Raw records:
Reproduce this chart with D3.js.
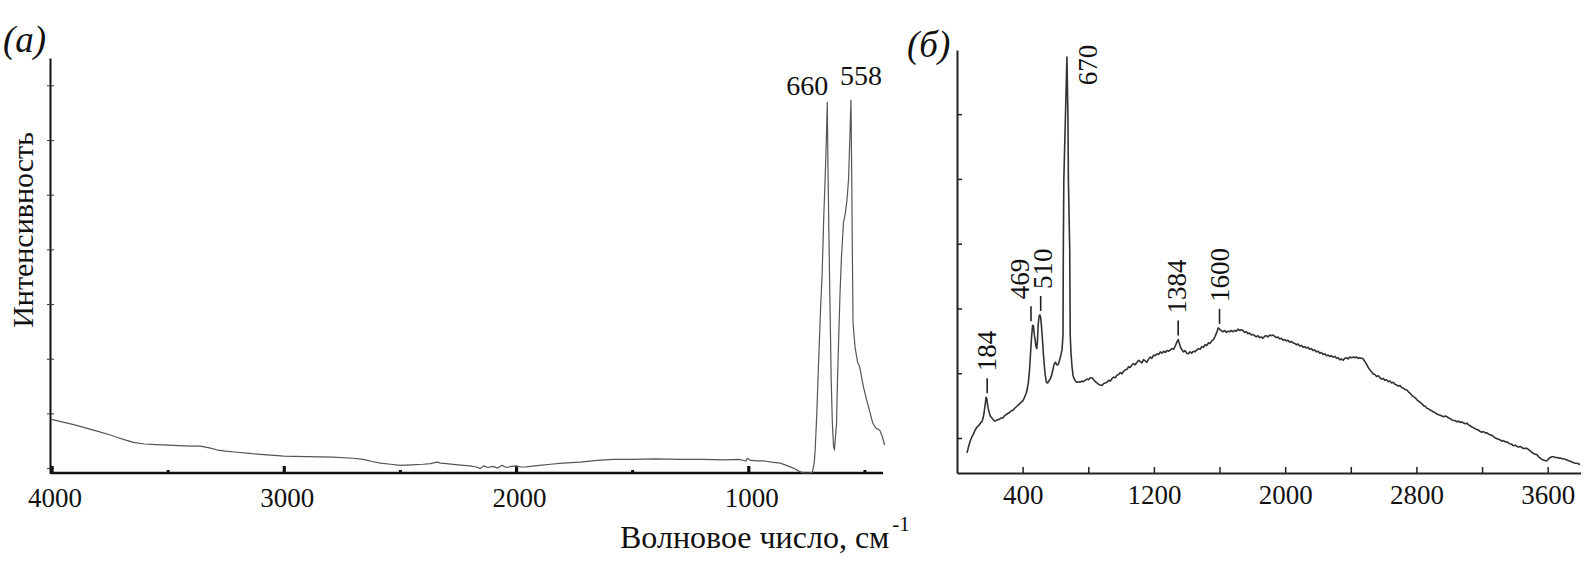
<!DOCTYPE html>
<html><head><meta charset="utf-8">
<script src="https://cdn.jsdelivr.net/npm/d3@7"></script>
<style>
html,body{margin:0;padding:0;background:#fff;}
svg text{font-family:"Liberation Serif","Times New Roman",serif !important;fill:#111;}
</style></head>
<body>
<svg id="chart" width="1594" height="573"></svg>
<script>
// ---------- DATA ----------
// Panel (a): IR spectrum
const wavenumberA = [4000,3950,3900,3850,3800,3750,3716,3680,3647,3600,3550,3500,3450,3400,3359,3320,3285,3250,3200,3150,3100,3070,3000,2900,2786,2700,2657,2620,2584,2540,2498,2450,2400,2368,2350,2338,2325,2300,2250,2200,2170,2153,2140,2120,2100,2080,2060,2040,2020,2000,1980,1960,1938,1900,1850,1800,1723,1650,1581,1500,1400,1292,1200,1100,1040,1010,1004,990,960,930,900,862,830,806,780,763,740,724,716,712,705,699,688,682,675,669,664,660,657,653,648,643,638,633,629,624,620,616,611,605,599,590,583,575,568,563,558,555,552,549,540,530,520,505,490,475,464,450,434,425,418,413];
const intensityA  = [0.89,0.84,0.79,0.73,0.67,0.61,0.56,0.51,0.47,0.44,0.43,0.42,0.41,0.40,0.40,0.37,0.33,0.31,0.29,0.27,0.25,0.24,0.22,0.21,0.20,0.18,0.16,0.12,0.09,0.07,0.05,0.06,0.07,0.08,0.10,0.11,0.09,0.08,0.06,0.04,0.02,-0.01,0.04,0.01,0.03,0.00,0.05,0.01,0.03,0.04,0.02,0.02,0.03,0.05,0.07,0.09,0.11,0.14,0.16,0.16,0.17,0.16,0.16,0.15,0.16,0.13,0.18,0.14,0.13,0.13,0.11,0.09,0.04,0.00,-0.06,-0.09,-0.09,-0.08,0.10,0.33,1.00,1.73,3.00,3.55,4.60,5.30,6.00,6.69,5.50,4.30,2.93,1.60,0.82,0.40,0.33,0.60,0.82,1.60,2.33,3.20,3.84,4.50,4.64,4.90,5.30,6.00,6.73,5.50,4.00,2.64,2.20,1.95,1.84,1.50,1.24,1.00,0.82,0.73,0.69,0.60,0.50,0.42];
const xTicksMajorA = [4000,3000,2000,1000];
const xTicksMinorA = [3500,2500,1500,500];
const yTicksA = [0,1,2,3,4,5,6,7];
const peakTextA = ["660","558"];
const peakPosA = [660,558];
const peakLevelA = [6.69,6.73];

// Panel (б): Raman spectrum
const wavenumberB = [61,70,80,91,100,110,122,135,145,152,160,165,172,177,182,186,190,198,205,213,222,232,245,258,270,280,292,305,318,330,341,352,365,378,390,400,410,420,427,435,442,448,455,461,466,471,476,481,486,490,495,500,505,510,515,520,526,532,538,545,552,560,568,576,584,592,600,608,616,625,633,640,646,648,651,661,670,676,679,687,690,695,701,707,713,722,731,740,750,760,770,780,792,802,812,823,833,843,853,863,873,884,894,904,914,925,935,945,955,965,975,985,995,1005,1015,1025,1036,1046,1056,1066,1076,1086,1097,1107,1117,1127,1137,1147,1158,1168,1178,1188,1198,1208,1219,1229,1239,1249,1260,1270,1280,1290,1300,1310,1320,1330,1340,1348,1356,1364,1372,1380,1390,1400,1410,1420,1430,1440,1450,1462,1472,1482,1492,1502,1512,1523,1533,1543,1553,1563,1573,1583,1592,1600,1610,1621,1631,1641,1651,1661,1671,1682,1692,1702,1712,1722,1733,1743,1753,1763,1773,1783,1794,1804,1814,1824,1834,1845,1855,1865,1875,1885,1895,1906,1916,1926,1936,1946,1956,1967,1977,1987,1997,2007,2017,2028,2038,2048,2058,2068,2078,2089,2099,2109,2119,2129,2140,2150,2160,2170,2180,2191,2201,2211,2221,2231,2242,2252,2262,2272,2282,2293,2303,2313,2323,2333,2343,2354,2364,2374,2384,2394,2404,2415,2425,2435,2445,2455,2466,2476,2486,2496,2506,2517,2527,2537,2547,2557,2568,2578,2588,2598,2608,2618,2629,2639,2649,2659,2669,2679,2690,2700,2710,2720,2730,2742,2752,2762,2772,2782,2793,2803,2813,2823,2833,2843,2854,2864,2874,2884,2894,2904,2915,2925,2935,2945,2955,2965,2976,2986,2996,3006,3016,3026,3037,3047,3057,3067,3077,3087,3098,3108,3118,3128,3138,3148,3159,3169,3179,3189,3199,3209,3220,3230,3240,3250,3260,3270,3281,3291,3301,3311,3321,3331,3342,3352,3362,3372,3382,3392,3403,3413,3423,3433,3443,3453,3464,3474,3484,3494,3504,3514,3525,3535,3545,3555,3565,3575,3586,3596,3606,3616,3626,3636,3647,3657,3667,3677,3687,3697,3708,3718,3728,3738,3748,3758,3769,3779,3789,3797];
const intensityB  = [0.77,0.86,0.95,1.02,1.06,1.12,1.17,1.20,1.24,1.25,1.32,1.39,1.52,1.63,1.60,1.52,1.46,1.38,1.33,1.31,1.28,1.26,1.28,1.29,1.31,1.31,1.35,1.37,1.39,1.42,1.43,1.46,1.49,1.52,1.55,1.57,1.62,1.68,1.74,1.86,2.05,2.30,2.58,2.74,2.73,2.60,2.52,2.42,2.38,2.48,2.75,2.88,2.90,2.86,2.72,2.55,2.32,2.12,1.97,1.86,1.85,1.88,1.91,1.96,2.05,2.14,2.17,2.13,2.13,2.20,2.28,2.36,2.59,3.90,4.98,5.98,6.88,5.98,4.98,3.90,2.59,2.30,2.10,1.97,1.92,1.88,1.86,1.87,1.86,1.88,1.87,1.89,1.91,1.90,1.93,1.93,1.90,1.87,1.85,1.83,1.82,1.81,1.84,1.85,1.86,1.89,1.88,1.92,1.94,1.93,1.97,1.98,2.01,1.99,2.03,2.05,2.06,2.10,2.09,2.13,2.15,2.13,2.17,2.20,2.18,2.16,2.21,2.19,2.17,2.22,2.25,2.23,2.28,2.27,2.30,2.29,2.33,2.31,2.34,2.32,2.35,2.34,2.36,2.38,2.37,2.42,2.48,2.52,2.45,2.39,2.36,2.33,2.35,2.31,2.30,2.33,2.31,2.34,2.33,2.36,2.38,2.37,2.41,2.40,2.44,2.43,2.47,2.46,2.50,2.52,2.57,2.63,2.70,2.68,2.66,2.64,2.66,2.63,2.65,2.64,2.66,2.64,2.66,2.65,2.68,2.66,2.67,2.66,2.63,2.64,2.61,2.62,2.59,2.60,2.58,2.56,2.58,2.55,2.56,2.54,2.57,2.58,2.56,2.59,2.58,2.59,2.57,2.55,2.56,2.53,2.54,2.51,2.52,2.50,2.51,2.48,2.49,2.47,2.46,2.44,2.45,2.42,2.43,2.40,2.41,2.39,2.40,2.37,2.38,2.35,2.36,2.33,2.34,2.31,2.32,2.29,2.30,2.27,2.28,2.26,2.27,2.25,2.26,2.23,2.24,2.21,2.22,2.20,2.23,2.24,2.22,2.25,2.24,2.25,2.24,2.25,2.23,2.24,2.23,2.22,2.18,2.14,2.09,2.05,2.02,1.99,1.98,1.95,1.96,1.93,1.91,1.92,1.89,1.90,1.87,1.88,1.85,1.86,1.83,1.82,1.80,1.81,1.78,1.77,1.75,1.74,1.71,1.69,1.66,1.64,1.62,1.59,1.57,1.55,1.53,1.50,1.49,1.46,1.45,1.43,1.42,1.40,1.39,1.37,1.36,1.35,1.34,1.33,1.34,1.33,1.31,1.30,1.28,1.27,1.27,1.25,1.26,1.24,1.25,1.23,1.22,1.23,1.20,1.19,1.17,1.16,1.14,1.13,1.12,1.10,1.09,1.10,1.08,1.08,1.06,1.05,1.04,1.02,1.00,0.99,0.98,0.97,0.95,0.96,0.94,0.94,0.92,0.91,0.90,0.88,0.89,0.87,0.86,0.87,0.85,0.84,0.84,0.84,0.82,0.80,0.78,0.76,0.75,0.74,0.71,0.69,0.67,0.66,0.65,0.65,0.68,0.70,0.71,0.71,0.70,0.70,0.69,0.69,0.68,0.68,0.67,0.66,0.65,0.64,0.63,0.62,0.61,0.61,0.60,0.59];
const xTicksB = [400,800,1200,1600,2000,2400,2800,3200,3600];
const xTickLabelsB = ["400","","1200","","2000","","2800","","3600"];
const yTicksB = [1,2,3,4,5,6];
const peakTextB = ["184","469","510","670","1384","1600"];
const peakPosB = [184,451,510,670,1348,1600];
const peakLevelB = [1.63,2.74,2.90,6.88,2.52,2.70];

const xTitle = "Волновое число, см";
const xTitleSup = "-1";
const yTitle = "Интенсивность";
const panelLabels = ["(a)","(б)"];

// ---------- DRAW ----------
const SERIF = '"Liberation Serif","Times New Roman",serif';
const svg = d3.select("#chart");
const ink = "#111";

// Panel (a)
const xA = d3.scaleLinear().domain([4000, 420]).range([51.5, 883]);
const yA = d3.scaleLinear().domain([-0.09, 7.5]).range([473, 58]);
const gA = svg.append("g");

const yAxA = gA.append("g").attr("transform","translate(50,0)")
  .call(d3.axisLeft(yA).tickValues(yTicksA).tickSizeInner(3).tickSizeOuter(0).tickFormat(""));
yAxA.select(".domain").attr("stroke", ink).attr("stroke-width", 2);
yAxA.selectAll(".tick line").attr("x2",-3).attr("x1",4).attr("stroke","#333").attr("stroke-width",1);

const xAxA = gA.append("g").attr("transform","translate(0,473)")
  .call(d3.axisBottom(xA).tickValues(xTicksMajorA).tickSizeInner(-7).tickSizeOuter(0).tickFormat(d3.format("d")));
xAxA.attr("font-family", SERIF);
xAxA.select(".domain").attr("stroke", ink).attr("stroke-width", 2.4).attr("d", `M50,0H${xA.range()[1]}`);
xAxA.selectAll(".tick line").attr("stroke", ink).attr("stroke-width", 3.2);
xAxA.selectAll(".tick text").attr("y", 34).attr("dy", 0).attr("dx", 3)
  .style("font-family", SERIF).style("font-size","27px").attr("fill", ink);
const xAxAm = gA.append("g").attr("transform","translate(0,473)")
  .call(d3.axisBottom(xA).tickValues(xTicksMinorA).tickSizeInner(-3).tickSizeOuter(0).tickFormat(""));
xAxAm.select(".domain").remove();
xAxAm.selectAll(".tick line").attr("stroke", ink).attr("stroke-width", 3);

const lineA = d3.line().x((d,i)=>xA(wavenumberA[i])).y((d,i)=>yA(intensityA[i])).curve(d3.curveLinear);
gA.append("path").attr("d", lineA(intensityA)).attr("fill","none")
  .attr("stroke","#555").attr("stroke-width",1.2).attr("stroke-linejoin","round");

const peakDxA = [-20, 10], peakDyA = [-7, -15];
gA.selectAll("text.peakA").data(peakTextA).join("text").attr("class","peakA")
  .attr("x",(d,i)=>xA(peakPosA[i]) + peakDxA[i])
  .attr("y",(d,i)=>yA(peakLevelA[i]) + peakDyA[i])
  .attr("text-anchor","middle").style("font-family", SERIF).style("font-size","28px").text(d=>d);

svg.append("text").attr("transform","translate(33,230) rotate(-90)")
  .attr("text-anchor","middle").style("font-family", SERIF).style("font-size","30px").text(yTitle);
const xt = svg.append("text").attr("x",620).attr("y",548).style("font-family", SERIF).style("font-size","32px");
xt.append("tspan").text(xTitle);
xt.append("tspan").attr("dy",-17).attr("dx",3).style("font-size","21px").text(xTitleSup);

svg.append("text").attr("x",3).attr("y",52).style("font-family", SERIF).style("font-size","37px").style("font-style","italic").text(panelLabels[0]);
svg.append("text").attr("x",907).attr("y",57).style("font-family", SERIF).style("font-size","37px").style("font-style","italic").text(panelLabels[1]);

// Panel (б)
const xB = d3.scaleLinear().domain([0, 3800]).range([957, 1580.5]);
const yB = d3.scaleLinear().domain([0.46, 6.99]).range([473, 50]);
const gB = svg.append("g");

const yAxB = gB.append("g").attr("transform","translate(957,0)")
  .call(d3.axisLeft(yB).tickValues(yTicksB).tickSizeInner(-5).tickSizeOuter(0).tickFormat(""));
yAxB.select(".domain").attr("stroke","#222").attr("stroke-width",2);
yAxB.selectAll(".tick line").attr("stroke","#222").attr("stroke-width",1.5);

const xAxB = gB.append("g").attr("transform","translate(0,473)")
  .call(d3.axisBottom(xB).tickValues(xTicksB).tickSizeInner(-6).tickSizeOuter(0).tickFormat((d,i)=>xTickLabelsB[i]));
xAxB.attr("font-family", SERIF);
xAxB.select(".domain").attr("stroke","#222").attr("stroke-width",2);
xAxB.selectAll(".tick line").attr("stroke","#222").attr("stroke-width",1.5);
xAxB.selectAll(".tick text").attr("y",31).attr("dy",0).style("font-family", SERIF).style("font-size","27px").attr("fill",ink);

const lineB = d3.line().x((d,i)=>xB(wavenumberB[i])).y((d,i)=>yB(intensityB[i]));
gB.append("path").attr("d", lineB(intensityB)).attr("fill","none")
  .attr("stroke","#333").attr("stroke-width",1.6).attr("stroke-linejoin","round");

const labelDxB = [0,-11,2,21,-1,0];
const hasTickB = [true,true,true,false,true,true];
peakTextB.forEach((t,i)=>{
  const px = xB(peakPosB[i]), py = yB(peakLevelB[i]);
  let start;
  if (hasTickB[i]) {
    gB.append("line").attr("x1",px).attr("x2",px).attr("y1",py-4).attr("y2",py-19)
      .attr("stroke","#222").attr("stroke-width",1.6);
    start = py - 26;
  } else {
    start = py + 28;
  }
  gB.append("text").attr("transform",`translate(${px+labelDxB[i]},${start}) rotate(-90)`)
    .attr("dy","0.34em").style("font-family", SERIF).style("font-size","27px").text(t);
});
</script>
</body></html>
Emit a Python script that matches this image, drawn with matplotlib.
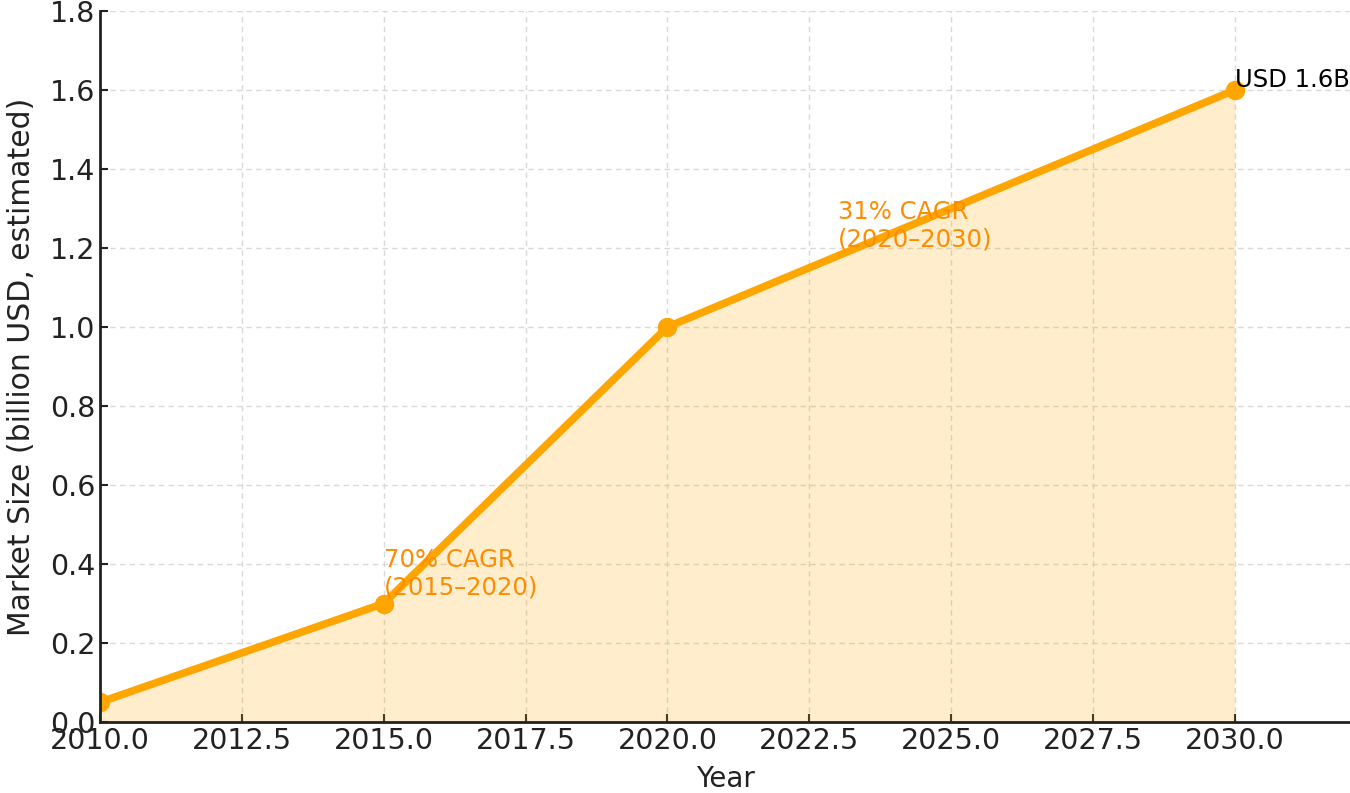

(Exercise prompt): Go from the first line of the listing to the line holding "const peakLevelA = [6.69,6.73];" and, please, transcribe those lines exactly, both included, with no pictures.

(Result of the exercise):
Reproduce this chart with D3.js.
<!DOCTYPE html>
<html><head><meta charset="utf-8">
<script src="https://cdn.jsdelivr.net/npm/d3@7"></script>
<style>
html,body{margin:0;padding:0;background:#fff;}
svg text{font-family:"Liberation Serif","Times New Roman",serif !important;fill:#111;}
</style></head>
<body>
<svg id="chart" width="1594" height="573"></svg>
<script>
// ---------- DATA ----------
// Panel (a): IR spectrum
const wavenumberA = [4000,3950,3900,3850,3800,3750,3716,3680,3647,3600,3550,3500,3450,3400,3359,3320,3285,3250,3200,3150,3100,3070,3000,2900,2786,2700,2657,2620,2584,2540,2498,2450,2400,2368,2350,2338,2325,2300,2250,2200,2170,2153,2140,2120,2100,2080,2060,2040,2020,2000,1980,1960,1938,1900,1850,1800,1723,1650,1581,1500,1400,1292,1200,1100,1040,1010,1004,990,960,930,900,862,830,806,780,763,740,724,716,712,705,699,688,682,675,669,664,660,657,653,648,643,638,633,629,624,620,616,611,605,599,590,583,575,568,563,558,555,552,549,540,530,520,505,490,475,464,450,434,425,418,413];
const intensityA  = [0.89,0.84,0.79,0.73,0.67,0.61,0.56,0.51,0.47,0.44,0.43,0.42,0.41,0.40,0.40,0.37,0.33,0.31,0.29,0.27,0.25,0.24,0.22,0.21,0.20,0.18,0.16,0.12,0.09,0.07,0.05,0.06,0.07,0.08,0.10,0.11,0.09,0.08,0.06,0.04,0.02,-0.01,0.04,0.01,0.03,0.00,0.05,0.01,0.03,0.04,0.02,0.02,0.03,0.05,0.07,0.09,0.11,0.14,0.16,0.16,0.17,0.16,0.16,0.15,0.16,0.13,0.18,0.14,0.13,0.13,0.11,0.09,0.04,0.00,-0.06,-0.09,-0.09,-0.08,0.10,0.33,1.00,1.73,3.00,3.55,4.60,5.30,6.00,6.69,5.50,4.30,2.93,1.60,0.82,0.40,0.33,0.60,0.82,1.60,2.33,3.20,3.84,4.50,4.64,4.90,5.30,6.00,6.73,5.50,4.00,2.64,2.20,1.95,1.84,1.50,1.24,1.00,0.82,0.73,0.69,0.60,0.50,0.42];
const xTicksMajorA = [4000,3000,2000,1000];
const xTicksMinorA = [3500,2500,1500,500];
const yTicksA = [0,1,2,3,4,5,6,7];
const peakTextA = ["660","558"];
const peakPosA = [660,558];
const peakLevelA = [6.69,6.73];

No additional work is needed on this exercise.